On about December
21st of each year, Aborigines, academics, astroarchaeologists, Atheists,
Celts, Druids, historians, Native Americans, Pagans, Shamans, Wiccans,
Witches, etc., the world over will be celebrating the world's oldest holiday,
the shortest day in the Northern Hemisphere, the Winter Solstice.
This year the Solstice in Manitoba officially occurs on December 22
at 12:08 am.
Religious folk worldwide observe many seasonal days of celebration during
the month of December. Most are religious holy days, and are linked in
some way to the winter solstice in the Northern Hemisphere. On that day,
due to the earth's tilt on its axis, the daytime hours are at a minimum
in the Northern hemisphere, and night time is at a maximum.
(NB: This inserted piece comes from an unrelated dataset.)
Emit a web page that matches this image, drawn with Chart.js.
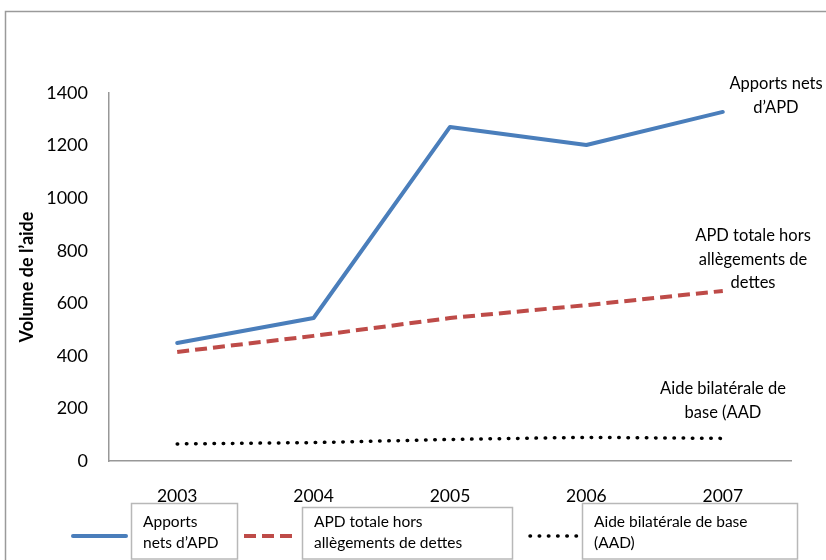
<!DOCTYPE html>
<html>
<head>
<meta charset="utf-8">
<script src="https://cdn.jsdelivr.net/npm/chart.js@4"></script>
<style>
  html, body { margin: 0; padding: 0; background: #fff; }
  #wrap { width: 826px; height: 560px; position: relative; }
</style>
</head>
<body>
<div id="wrap"><canvas id="c" width="826" height="560"></canvas></div>
<script>
// Années (axe des catégories)
const years = ['2003', '2004', '2005', '2006', '2007'];

// Séries (volume de l'aide)
const apportsNets = [449, 544, 1271, 1202, 1328];
const apdHorsDettes = [415, 476, 544, 593, 647];
const aideBilaterale = [65, 70, 82, 90, 86];

// Noms des séries, découpés comme dans les cadres de légende
const seriesNames = ['Apports nets d’APD', 'APD totale hors allègements de dettes', 'Aide bilatérale de base (AAD)'];
const legendLines = [
  ['Apports', 'nets d’APD'],
  ['APD totale hors', 'allègements de dettes'],
  ['Aide bilatérale de base', '(AAD)']
];
// Étiquettes placées au bout des courbes
const endLabels = [
  ['Apports nets', 'd’APD'],
  ['APD totale hors', 'allègements de', 'dettes'],
  ['Aide bilatérale de', 'base (AAD']
];

// Graduations de l'axe des valeurs
const yMax = 1400;
const yStep = 200;
const yTitle = 'Volume de l’aide';

const FONT = 'Lato, "Open Sans", sans-serif';

// Cadre gris autour de toute la figure
const frame = {
  id: 'frame',
  beforeDraw(chart) {
    const ctx = chart.ctx;
    ctx.save();
    ctx.strokeStyle = '#9a9a9a';
    ctx.lineWidth = 1.5;
    ctx.strokeRect(5.5, 11.5, 900, 700);
    ctx.restore();
  }
};

// Textes au bout des courbes
const endText = {
  id: 'endText',
  afterDatasetsDraw(chart) {
    const ctx = chart.ctx;
    const spots = [
      { x: 776, y: 84 },
      { x: 753, y: 236 },
      { x: 723, y: 389 }
    ];
    ctx.save();
    ctx.fillStyle = '#000';
    ctx.font = '16.5px ' + FONT;
    ctx.textAlign = 'center';
    ctx.textBaseline = 'middle';
    endLabels.forEach((lines, i) => {
      lines.forEach((t, j) => ctx.fillText(t, spots[i].x, spots[i].y + j * 23.5));
    });
    ctx.restore();
  }
};

// Légende : trait de la série suivi d'un cadre contenant le nom
const boxedLegend = {
  id: 'boxedLegend',
  afterDraw(chart) {
    const ctx = chart.ctx;
    const items = [
      { lx0: 73, lx1: 126, bx: 131, by: 503, bw: 106 },
      { lx0: 244, lx1: 292, bx: 302, by: 507, bw: 210 },
      { lx0: 530, lx1: 578, bx: 582, by: 503, bw: 215 }
    ];
    const ly = 536;
    ctx.save();
    chart.data.datasets.forEach((ds, i) => {
      const it = items[i];
      ctx.beginPath();
      ctx.strokeStyle = ds.borderColor;
      ctx.lineWidth = ds.borderWidth;
      ctx.lineCap = ds.borderCapStyle || 'butt';
      ctx.setLineDash(ds.borderDash || []);
      ctx.moveTo(it.lx0, ly);
      ctx.lineTo(it.lx1, ly);
      ctx.stroke();
      ctx.setLineDash([]);
      ctx.lineCap = 'butt';
      ctx.strokeStyle = '#b8b8b8';
      ctx.lineWidth = 1.5;
      ctx.strokeRect(it.bx + 0.5, it.by + 0.5, it.bw, 559 - it.by - 0.5);
      ctx.fillStyle = '#000';
      ctx.font = '15.5px ' + FONT;
      ctx.textAlign = 'left';
      ctx.textBaseline = 'middle';
      legendLines[i].forEach((t, j) => ctx.fillText(t, it.bx + 12, 522 + j * 21));
    });
    ctx.restore();
  }
};

new Chart(document.getElementById('c'), {
  type: 'line',
  data: {
    labels: years,
    datasets: [
      {
        label: seriesNames[0],
        data: apportsNets,
        borderColor: '#4a7ebb',
        borderWidth: 4,
        borderCapStyle: 'round',
        borderJoinStyle: 'round',
        pointRadius: 0,
        tension: 0,
        fill: false
      },
      {
        label: seriesNames[1],
        data: apdHorsDettes,
        borderColor: '#be4b48',
        borderWidth: 4,
        borderDash: [12, 6],
        borderCapStyle: 'butt',
        pointRadius: 0,
        tension: 0,
        fill: false
      },
      {
        label: seriesNames[2],
        data: aideBilaterale,
        borderColor: '#000000',
        borderWidth: 3.5,
        borderDash: [0.5, 8.7],
        borderCapStyle: 'round',
        pointRadius: 0,
        tension: 0,
        fill: false
      }
    ]
  },
  options: {
    responsive: false,
    animation: false,
    layout: { padding: { left: 0, top: 93, right: 35, bottom: 0 } },
    plugins: {
      legend: { display: false },
      tooltip: { enabled: false },
      title: { display: false }
    },
    scales: {
      x: {
        offset: true,
        grid: { display: false, offset: true },
        border: { display: true, color: '#989898', width: 1.5 },
        ticks: {
          color: '#000',
          font: { family: FONT, size: 17.5 },
          padding: 17,
          maxRotation: 0
        },
        afterFit(scale) { scale.height = 99; }
      },
      y: {
        min: 0,
        max: yMax,
        grid: { display: false },
        border: { display: true, color: '#989898', width: 1.5 },
        ticks: {
          stepSize: yStep,
          color: '#000',
          font: { family: FONT, size: 18 },
          padding: 13,
          callback: (v) => String(v)
        },
        title: {
          display: true,
          text: yTitle,
          color: '#000',
          font: { family: FONT, size: 18, weight: 'bold' },
          padding: { top: 16, bottom: 0 }
        },
        afterFit(scale) { scale.width = 109; }
      }
    }
  },
  plugins: [frame, endText, boxedLegend]
});
</script>
</body>
</html>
To the ancients
the Solstice was the time of the death of the old sun and the birth of
the dark-half of the year.
The event has been celebrated by cultures around the world for many
thousands of years. Originally, many felt that the failing light would
never return unless humans intervened with appropriate ceremony --
fertility rites, fire festivals, music and dancing, and offerings and prayers
to their gods and goddesses. Many of those traditions have been carried
over into present day as well as the lighting and burning of candles, stories
of magical reindeer, decorating with evergreens, holly and ivy, the burning
of evergreens, feasting, generosity and gift giving.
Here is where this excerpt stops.